Immunet is a free cloud-based antivirus and malware removal tool that is powered by the open source ClamAV scanner. The program’s unique feature is its crowd-sourced virus detection model, which allows users to encourage friends and family members to sign up for the service. How good a job does it do at thwarting viruses, though? Here’s what I found out after testing.
Immunet relies on ClamAV for its antivirus protection. While this isn’t the most comprehensive or powerful scanner on the market (like Immunet, it is also free), Immunet does provide a user-friendly front-end for this tool which is otherwise only available as a definitions database. ClamAV’s detection scores in independent reviews, however, have varied from as low as 60% (ShadowServer) to as high as 90%. In other words, its effectiveness is debatable and the engine doesn’t have a strong track record. The tool did pick up on a test virus that I downloaded, but those in need of top-level virus detection should probably look elsewhere.
On the malware side, Immunet uses the next-generation ETHOS and SPERO cloud detection engines. These more advanced programs use machine learning and heuristic behavior detection to sift through user-submitted code samples to find both known and emerging pieces of malware.
Despite its so-so virus scanning credentials, Immunet has some nice additions that make it worth considering if you want a free solution.

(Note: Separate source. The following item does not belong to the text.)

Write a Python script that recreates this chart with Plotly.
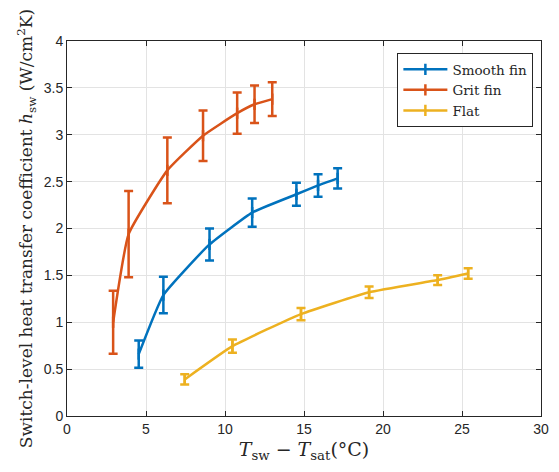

These include the following:
- A CPU/Memory display: Yes, this information can easily be obtained from Task Manager, but I appreciated the fact that Immunet gave it space on the product dashboard. One of the key concerns about running an antivirus is how much processing power and memory it is going to take up. This isn’t a problem with Immunet—the installer is lightweight and even during full scan mode I barely saw my CPU activity figure go past 20%.
- Immunet Community: One of the truly unique facets of Immunet is its social network—the Immunet Community. It doesn’t exactly give Facebook a run for its money, but it does provide a global network of users who help one another by providing virus data. It ties into the cloud-based malware detection engines and helps other users have the best chance of running effective protection against malware.
- Notification options: Immunet includes a gamer mode (to run silently when users are gaming) as well as the option to display verbose tray notifications. Verbose notifications are useful for users who want to gain richer, more in-depth information about the notifications being displayed and can be an invaluable resource when the system needs a troubleshoot.
- Automatic updates: Definition updates are by default configured to update automatically. I always recommend that users select this option (and dislike antivirus programs that don’t provide this choice) to avoid falling behind on important security updates and risking the health of your system.
- Compatibility: If you don’t feel confident enough to run Immunet as your sole antivirus, the company has also conducted extensive testing to ensure its compatibility to run alongside other tools. The list of compatible programs is published on Immunet’s website and includes many familiar names, including Norton, McAfee, Kaspersky, and Comodo.
Ease of use
At just over a megabyte, Immunet is one of the lightest antivirus installers that I’ve found. Likewise, ClamAV’s entire definition database generally amounts to less than 20MB. The result is a system that is incredibly quick to set up and keep updated.
Immunet is also an exceptionally easy program to navigate. In addition to the dashboard, there’s an “update now” button to enable manually polling for updates, a history log, and a basic settings menu.
Immunet certainly isn’t feature-packed but does a good job at keeping its system exceptionally lightweight, fast, and easy to use. The program runs best on Windows 10 but there’s backward compatibility as far as Windows 7 (in addition to support for the two latest versions of Windows Server).
Immunet is a free platform, so there isn’t much support. Nevertheless, it provides some basic FAQs and documentation that should be sufficient to resolve most user difficulties. Topics range from resolving installation problems to setting up gamer mode and configuring different scan types, including custom scans, full scans, and rootkit checks.
There’s also a user support forum where users help each other out with usage issues—although the level of activity is quite low so it can’t be relied upon for a quick response. Missing, of course, are phone, ticket, and live chat support.
Immunet is a completely free tool—all users need to get running is to download the installer from the company’s website (to avoid confusion: the company formerly produced a paid tool, Immunet Plus, that is no longer available or supported). The company used to include a browser toolbar with the installation to keep the service running, but I did not encounter that during my test.